You can connect to Redis over a local socket, no network overhead.

Modern cloud architecture hates local sockets and wants to push everything to the network, but if you care about performance and are using Redis, that’s how you’d favor deploying & connecting to it.

> You can connect to Redis over a local socket, no network overhead.

I think at some point we need to stop and think about the problem, and if an idea makes sense.

Even Redis has a disclaimer in their docs on how SQLite is faster due to the way it does not require network calls. The docs also explain how it's an apples-to-oranges comparison.

https://redis.io/docs/latest/operate/oss_and_stack/managemen...

(Nit: redis incurs at least IPC overhead, not necessarily network, which would be a ton worse—but if you’re not using Redis for IPC then I don’t know why you’re using it, so IPC overhead goes with the territory)

Redis is best for “smart” shared-memory-type resources. Queues that manage themselves, cache or locks or sessions with built-in expiration, that kind of thing. Shared smart logic for heterogenous same-host clients via extensions.

Remote Redis has never made much sense to me. Clustered-mode, sure, potentially, but with remote clients as the primary method of connection? No. It’s a really good (excellent, even) product but its sweet-spot is pretty narrow (even if the need is common) and basically nonexistent in now-typical container-heavy no-two-resources-are-required-to-be-on-the-same-actual-hardware situations.

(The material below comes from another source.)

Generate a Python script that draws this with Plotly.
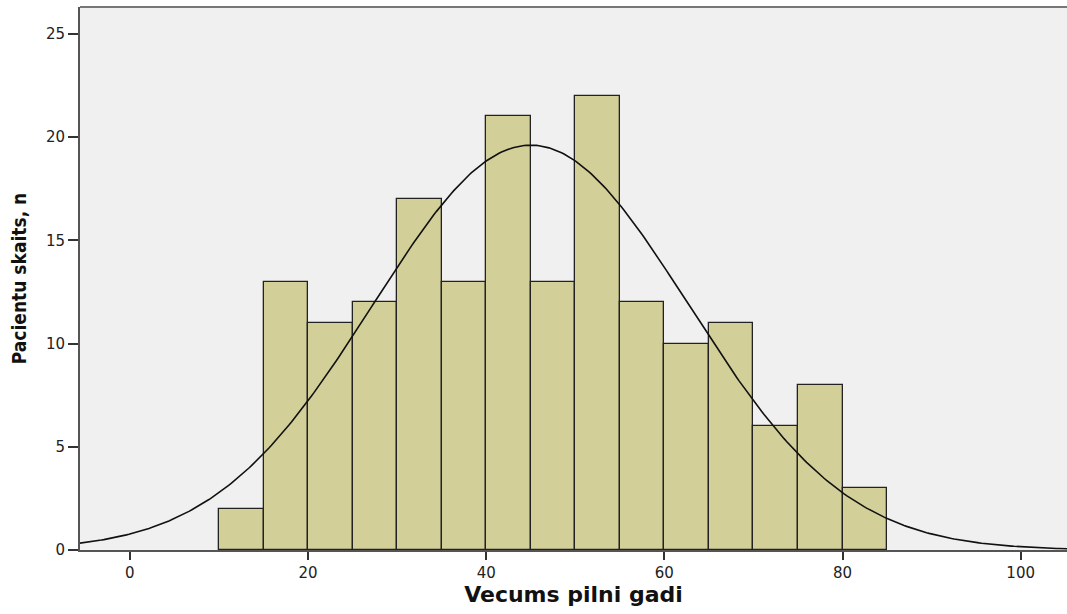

SQLite has its vacuum operation, which is kind-of like running a garbage collection. Every time I read the docs about when to run a vacuum, I end up confused.

The last time I shipped an application on SQLite, I ended up just using a counter and vacuuming after a large number of write operations.

HashBackup author here, been using SQLite for about 15 years.

Doing a vacuum after a large number of deletes might make sense. The only real purpose of vacuum IMO is to recover free space from a database. Vacuum may also optimize certain access patterns for a short while, though I have never tested this, and it would be highly dependent on the queries used. If fragmentation is a bigger concern for you than recovering free space, you can also compute the fragmentation to decide whether to vacuum by using the dbstat table:

https://www.sqlite.org/dbstat.html

Then again, computing this will require accessing most of the database pages I'm guessing, so might take nearly as long as a vacuum. The other gotcha here is that just because db pages appear to be sequential in a file doesn't mean they are sequential on a physical drive, though filesystems do strive for that.

SQLite has pragma commands to tell you the number of total and free db pages. When the percentage of free pages is greater than x% and it's a convenient time, do a vacuum. For a highly volatile db, you can add a table containing this percentage, update it every day, and make your decision based on an average, but IMO it's easier just to check for more than 50% free (or whatever) and do the vacuum.

Vacuums used to be (circa 2019) pretty slow operations, but the SQLite team has sped them up greatly since then. Vacuuming a 3GB SQLite db on a SSD takes less than a minute these days. That's with the db 100% full; with only 50% used pages, it would be considerably faster.

Vacuums are done in a statement transaction, so you don't have to worry about a "half vacuum that runs out of disk space" screwing up your database.

> Every database, Relational or Nonrelational, requires approximately the same level of management and maintenance

I disagree with this statement. Surely there is a difference on the effort for "management and maintenance" if your database requires the operation of independent server processes.

Going to extreme examples, do you really believe it makes no difference whether you use SQLite or Oracle?